Data records:
━━━━━━━━━━━━━━━━━━━━━━━━━━━━━━

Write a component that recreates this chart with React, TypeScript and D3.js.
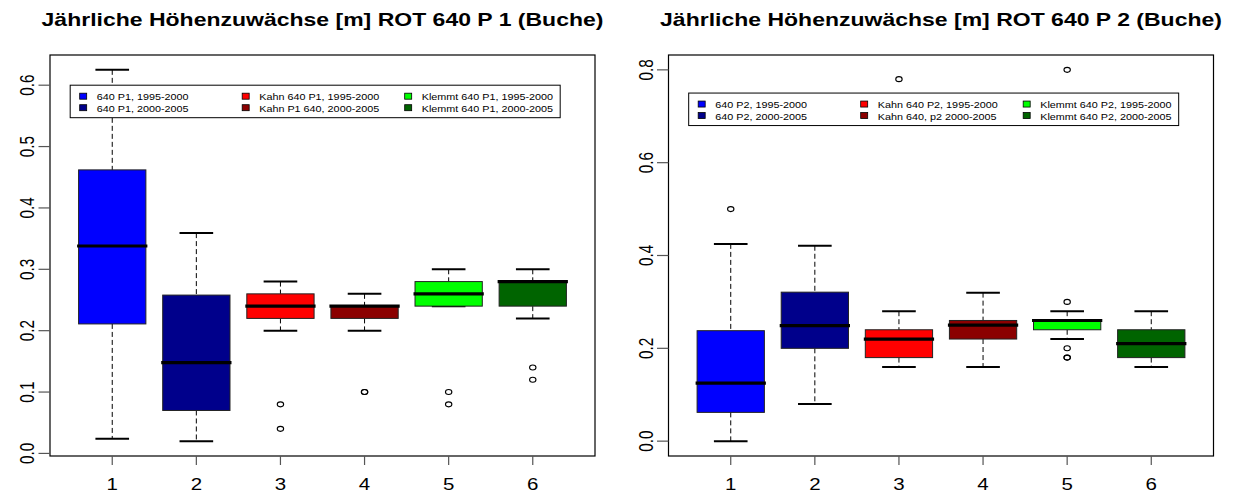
import React from 'react';
import * as d3 from 'd3';

// ---------- data ----------
const categories = [1, 2, 3, 4, 5, 6];
const fillColors = ['#0000FF', '#00008B', '#FF0000', '#8B0000', '#00FF00', '#006400'];

const titleP1 = 'Jährliche Höhenzuwächse [m] ROT 640 P 1 (Buche)';
const titleP2 = 'Jährliche Höhenzuwächse [m] ROT 640 P 2 (Buche)';

const p1Min = [0.024, 0.02, 0.2, 0.2, 0.24, 0.22];
const p1Q1 = [0.211, 0.07, 0.22, 0.22, 0.24, 0.24];
const p1Median = [0.338, 0.148, 0.24, 0.24, 0.26, 0.28];
const p1Q3 = [0.462, 0.258, 0.26, 0.24, 0.28, 0.28];
const p1Max = [0.625, 0.359, 0.28, 0.26, 0.3, 0.3];
const p1Outliers = [[], [], [0.08, 0.04], [0.1, 0.1], [0.1, 0.08], [0.14, 0.12]];
const p1Ticks = [0, 0.1, 0.2, 0.3, 0.4, 0.5, 0.6];
const p1Legend = [
  '640 P1, 1995-2000', '640 P1, 2000-2005',
  'Kahn 640 P1, 1995-2000', 'Kahn P1 640, 2000-2005',
  'Klemmt 640 P1, 1995-2000', 'Klemmt 640 P1, 2000-2005',
];
const p1LegendAnchor = [0.5, 0.6];

const p2Min = [0.0, 0.08, 0.16, 0.16, 0.22, 0.16];
const p2Q1 = [0.062, 0.2, 0.18, 0.22, 0.24, 0.18];
const p2Median = [0.125, 0.249, 0.22, 0.25, 0.26, 0.21];
const p2Q3 = [0.238, 0.321, 0.24, 0.26, 0.26, 0.24];
const p2Max = [0.425, 0.421, 0.28, 0.32, 0.28, 0.28];
const p2Outliers = [[0.5], [], [0.78], [], [0.8, 0.3, 0.2, 0.18, 0.18], []];
const p2Ticks = [0, 0.2, 0.4, 0.6, 0.8];
const p2Legend = [
  '640 P2, 1995-2000', '640 P2, 2000-2005',
  'Kahn 640 P2, 1995-2000', 'Kahn 640, p2 2000-2005',
  'Klemmt 640 P2, 1995-2000', 'Klemmt 640 P2, 2000-2005',
];
const p2LegendAnchor = [0.5, 0.75];

// ---------- layout ----------
const W = 1238;
const H = 493;
const FONT = '"Liberation Sans", Arial, Helvetica, sans-serif';
const SX = 1.28; // horizontal stretch of the reference

type PanelProps = {
  offsetX: number;
  title: string;
  mins: number[]; q1: number[]; med: number[]; q3: number[]; maxs: number[];
  outliers: number[][];
  ticks: number[];
  tickFmt: (v: number) => string;
  legend: string[];
  legendAnchor: number[];
};

function SText({ x, y, fs, sx = SX, anchor = 'start', weight = 'normal', rotate = 0, children }: any) {
  const t = `translate(${x},${y}) scale(${sx},1)` + (rotate ? ` rotate(${rotate})` : '');
  return (
    <text transform={t} fontSize={fs} fontFamily={FONT} fontWeight={weight} textAnchor={anchor} fill="#000">
      {children}
    </text>
  );
}

function Panel(p: PanelProps) {
  const left = p.offsetX + 50;
  const right = p.offsetX + 595;
  const top = 55;
  const bottom = 456;

  const x = d3.scaleLinear().domain([0.26, 6.74]).range([left, right]);
  const all = [...p.mins, ...p.maxs, ...p.outliers.flat()];
  const [lo, hi] = d3.extent(all) as [number, number];
  const ext = (hi - lo) * 0.04;
  const y = d3.scaleLinear().domain([lo - ext, hi + ext]).range([bottom, top]);

  const unit = x(2) - x(1);
  const boxHalf = unit * 0.4;
  const stapleHalf = boxHalf * 0.5;

  const legLeft = x(p.legendAnchor[0]);
  const legTop = y(p.legendAnchor[1]);
  const legW = 490;
  const legH = 32.5;
  const colW = 162.5;

  return (
    <g>
      <SText x={(left + right) / 2} y={26} fs={17.7} sx={1.3} anchor="middle" weight="bold">{p.title}</SText>
      {categories.map((c, i) => {
        const cx = x(c);
        return (
          <g key={c}>
            {/* whiskers */}
            <line x1={cx} x2={cx} y1={y(p.maxs[i])} y2={y(p.q3[i])} stroke="#000" strokeWidth={1} strokeDasharray="5,3" />
            <line x1={cx} x2={cx} y1={y(p.q1[i])} y2={y(p.mins[i])} stroke="#000" strokeWidth={1} strokeDasharray="5,3" />
            {/* staples */}
            <line x1={cx - stapleHalf} x2={cx + stapleHalf} y1={y(p.maxs[i])} y2={y(p.maxs[i])} stroke="#000" strokeWidth={2} />
            <line x1={cx - stapleHalf} x2={cx + stapleHalf} y1={y(p.mins[i])} y2={y(p.mins[i])} stroke="#000" strokeWidth={2} />
            {/* box */}
            <rect x={cx - boxHalf} y={y(p.q3[i])} width={boxHalf * 2} height={Math.max(0.5, y(p.q1[i]) - y(p.q3[i]))}
              fill={fillColors[i]} stroke="#222" strokeWidth={1} />
            {/* median */}
            <line x1={cx - boxHalf - 1.5} x2={cx + boxHalf + 1.5} y1={y(p.med[i])} y2={y(p.med[i])} stroke="#000" strokeWidth={3.2} />
            {/* outliers */}
            {p.outliers[i].map((v, j) => (
              <ellipse key={j} cx={cx} cy={y(v)} rx={3.2} ry={2.5} fill="none" stroke="#000" strokeWidth={1.1} />
            ))}
          </g>
        );
      })}
      {/* plot frame */}
      <rect x={left} y={top} width={right - left} height={bottom - top} fill="none" stroke="#000" strokeWidth={1.2} />
      {/* y axis ticks + labels */}
      {p.ticks.map((t) => (
        <g key={t}>
          <line x1={left - 11.5} x2={left} y1={y(t)} y2={y(t)} stroke="#555" strokeWidth={1.2} />
          <SText x={left - 23} y={y(t)} fs={15.3} anchor="middle" rotate={-90}>
            <tspan dy="0.36em">{p.tickFmt(t)}</tspan>
          </SText>
        </g>
      ))}
      {/* x axis ticks + labels */}
      {categories.map((c) => (
        <g key={c}>
          <line x1={x(c)} x2={x(c)} y1={bottom} y2={bottom + 9} stroke="#555" strokeWidth={1.2} />
          <SText x={x(c)} y={490} fs={16} anchor="middle">{String(c)}</SText>
        </g>
      ))}
      {/* legend */}
      <g>
        <rect x={legLeft} y={legTop} width={legW} height={legH} fill="#fff" stroke="#000" strokeWidth={1} />
        {p.legend.map((lab, k) => {
          const col = Math.floor(k / 2);
          const row = k % 2;
          const ry = legTop + 12 + row * 11.5;
          const sqx = legLeft + 13 + col * colW;
          return (
            <g key={k}>
              <rect x={sqx - 3.5} y={ry - 4} width={7} height={6} fill={fillColors[k]} stroke="#000" strokeWidth={0.8} />
              <SText x={legLeft + 26.5 + col * colW} y={ry + 3.2} fs={9} sx={1.2}>{lab}</SText>
            </g>
          );
        })}
      </g>
    </g>
  );
}

export default function App() {
  const fmt1 = d3.format('.1f');
  return (
    <svg width={W} height={H} style={{ position: 'absolute', left: 0, top: 0, background: '#fff' }}>
      <rect x={0} y={0} width={W} height={H} fill="#fff" />
      <Panel offsetX={0} title={titleP1} mins={p1Min} q1={p1Q1} med={p1Median} q3={p1Q3} maxs={p1Max}
        outliers={p1Outliers} ticks={p1Ticks} tickFmt={fmt1} legend={p1Legend} legendAnchor={p1LegendAnchor} />
      <Panel offsetX={618.5} title={titleP2} mins={p2Min} q1={p2Q1} med={p2Median} q3={p2Q3} maxs={p2Max}
        outliers={p2Outliers} ticks={p2Ticks} tickFmt={fmt1} legend={p2Legend} legendAnchor={p2LegendAnchor} />
    </svg>
  );
}
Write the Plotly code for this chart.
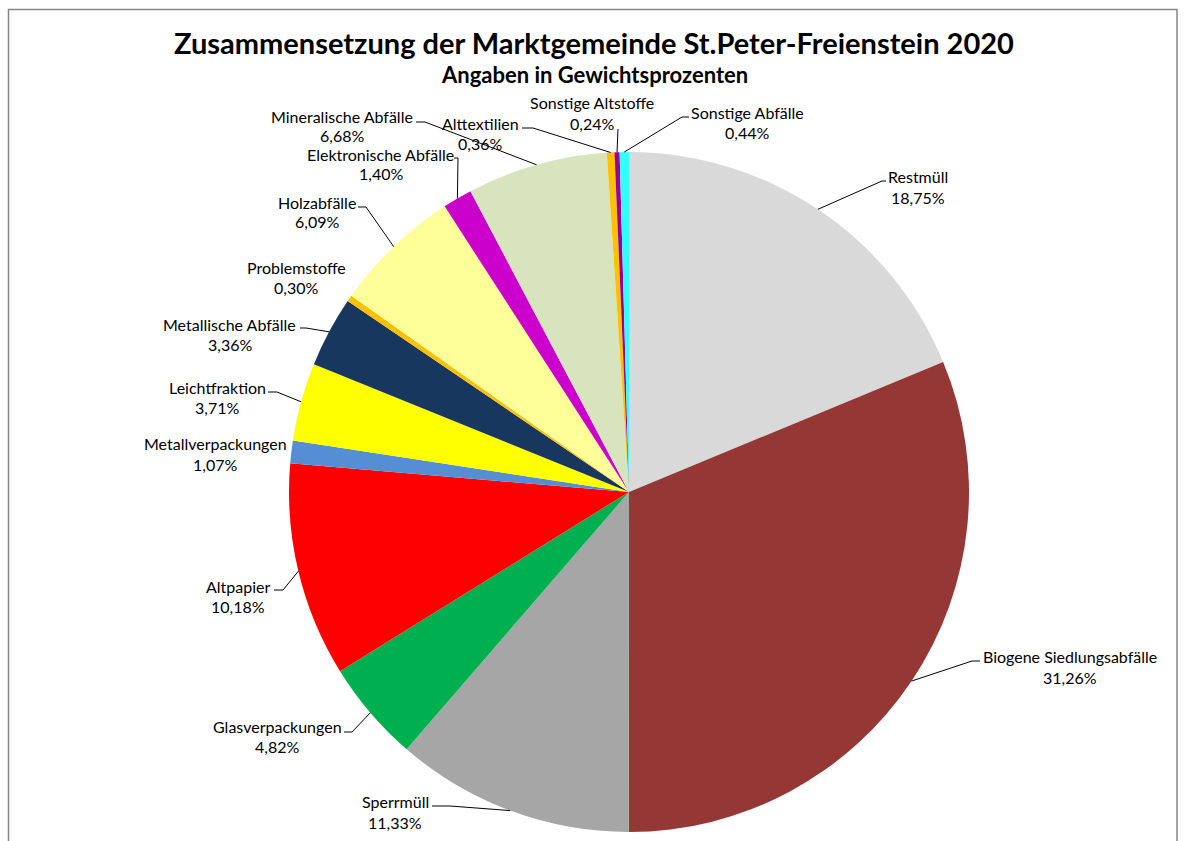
import math
import plotly.graph_objects as go

# ---------------- data ----------------
categories = [
    "Restmüll", "Biogene Siedlungsabfälle", "Sperrmüll", "Glasverpackungen",
    "Altpapier", "Metallverpackungen", "Leichtfraktion", "Metallische Abfälle",
    "Problemstoffe", "Holzabfälle", "Elektronische Abfälle", "Mineralische Abfälle",
    "Alttextilien", "Sonstige Altstoffe", "Sonstige Abfälle",
]
values = [18.75, 31.26, 11.33, 4.82, 10.18, 1.07, 3.71, 3.36,
          0.30, 6.09, 1.40, 6.68, 0.36, 0.24, 0.44]
colors = [
    "#D9D9D9", "#953735", "#A6A6A6", "#00B050", "#FF0000", "#558ED5",
    "#FFFF00", "#17375E", "#FFC000", "#FFFF99", "#CC00CC", "#D7E4BD",
    "#FFC000", "#990099", "#33FFFF",
]
title_text = "Zusammensetzung der Marktgemeinde St.Peter-Freienstein 2020"
subtitle_text = "Angaben in Gewichtsprozenten"

# ---------------- layout (pixels) ----------------
W, H = 1184, 841
CX, CY, R = 629, 492, 340
FONT = "Lato, 'Open Sans', sans-serif"

# label placement: (text centre x, first-line y, second-line y, leader points from label side)
label_layout = {
    "Restmüll": (918, 177, 197, [(886, 181), (882, 181)]),
    "Biogene Siedlungsabfälle": (1070, 656, 677, [(980, 661), (972, 661)]),
    "Sperrmüll": (395, 801, 822, [(432, 806), (450, 806)]),
    "Glasverpackungen": (277, 726, 746, [(344, 732), (352, 732)]),
    "Altpapier": (238, 586, 606, [(274, 590), (283, 590)]),
    "Metallverpackungen": (215, 444, 464, None),
    "Leichtfraktion": (217, 387, 407, [(268, 392), (277, 392)]),
    "Metallische Abfälle": (230, 324, 344, [(300, 328), (306, 328)]),
    "Problemstoffe": (296, 267, 287, None),
    "Holzabfälle": (317, 202, 222, [(358, 207), (366, 207)]),
    "Elektronische Abfälle": (381, 155, 174, [(454, 158), (458, 158)]),
    "Mineralische Abfälle": (342, 117, 136, [(416, 122), (425, 122)]),
    "Alttextilien": (480, 124, 144, [(522, 128), (533, 128)]),
    "Sonstige Altstoffe": (592, 102, 123, [(618, 129)]),
    "Sonstige Abfälle": (747, 113, 133, [(689, 117), (682, 117)]),
}


def px(x):
    return x / W


def py(y):
    return 1 - y / H


def text_ann(x, y, text, size, bold=False):
    return dict(
        x=px(x), y=py(y), xref="paper", yref="paper",
        text=f"<b>{text}</b>" if bold else text, showarrow=False,
        xanchor="center", yanchor="middle",
        font=dict(family=FONT, size=size, color="#000000"),
    )


fig = go.Figure()
fig.add_trace(go.Pie(
    labels=categories,
    values=values,
    sort=False,
    direction="clockwise",
    rotation=0,
    marker=dict(colors=colors, line=dict(width=0)),
    textinfo="none",
    hoverinfo="label+percent",
    showlegend=False,
    domain=dict(x=[px(CX - R), px(CX + R)], y=[py(CY + R), py(CY - R)]),
))

shapes = []
annotations = []

# chart frame
shapes.append(dict(type="rect", xref="paper", yref="paper",
                   x0=px(8.5), x1=px(1177), y0=py(860), y1=py(9.5),
                   line=dict(color="#878787", width=1.5), layer="below"))

total = sum(values)
cum = 0.0
for cat, val in zip(categories, values):
    mid = (cum + val / 2) / total * 2 * math.pi
    cum += val
    ex = CX + R * math.sin(mid)
    ey = CY - R * math.cos(mid)
    tx, ty1, ty2, pts = label_layout[cat]
    pct = f"{val:.2f}".replace(".", ",") + "%"
    annotations.append(text_ann(tx, ty1, cat, 16))
    annotations.append(text_ann(tx, ty2, pct, 16))
    if pts:
        path_pts = pts + [(ex, ey)]
        d = "M " + " L ".join(f"{px(x)},{py(y)}" for x, y in path_pts)
        shapes.append(dict(type="path", xref="paper", yref="paper", path=d,
                           line=dict(color="#000000", width=1)))

annotations.append(text_ann(594, 43, title_text, 29, bold=True))
annotations.append(text_ann(594, 75, subtitle_text, 22, bold=True))

fig.update_layout(
    width=W, height=H,
    margin=dict(l=0, r=0, t=0, b=0),
    paper_bgcolor="white", plot_bgcolor="white",
    shapes=shapes, annotations=annotations,
)

fig.write_html("out.html", config={"displayModeBar": False},
               post_script="document.body.style.margin='0';document.body.style.overflow='hidden';")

━━━━━━━━━━━━━━━━━━━━━━━━━━━━━━

Stated problem:
Your task is to reproduce the entries above word for word, from the first line through the line with "const titleP2 = 'Jährliche", and please leave out any pictures.

Expected output:
Write a component that recreates this chart with React, TypeScript and D3.js.
import React from 'react';
import * as d3 from 'd3';

// ---------- data ----------
const categories = [1, 2, 3, 4, 5, 6];
const fillColors = ['#0000FF', '#00008B', '#FF0000', '#8B0000', '#00FF00', '#006400'];

const titleP1 = 'Jährliche Höhenzuwächse [m] ROT 640 P 1 (Buche)';
const titleP2 = 'Jährliche Höhenzuwächse [m] ROT 640 P 2 (Buche)';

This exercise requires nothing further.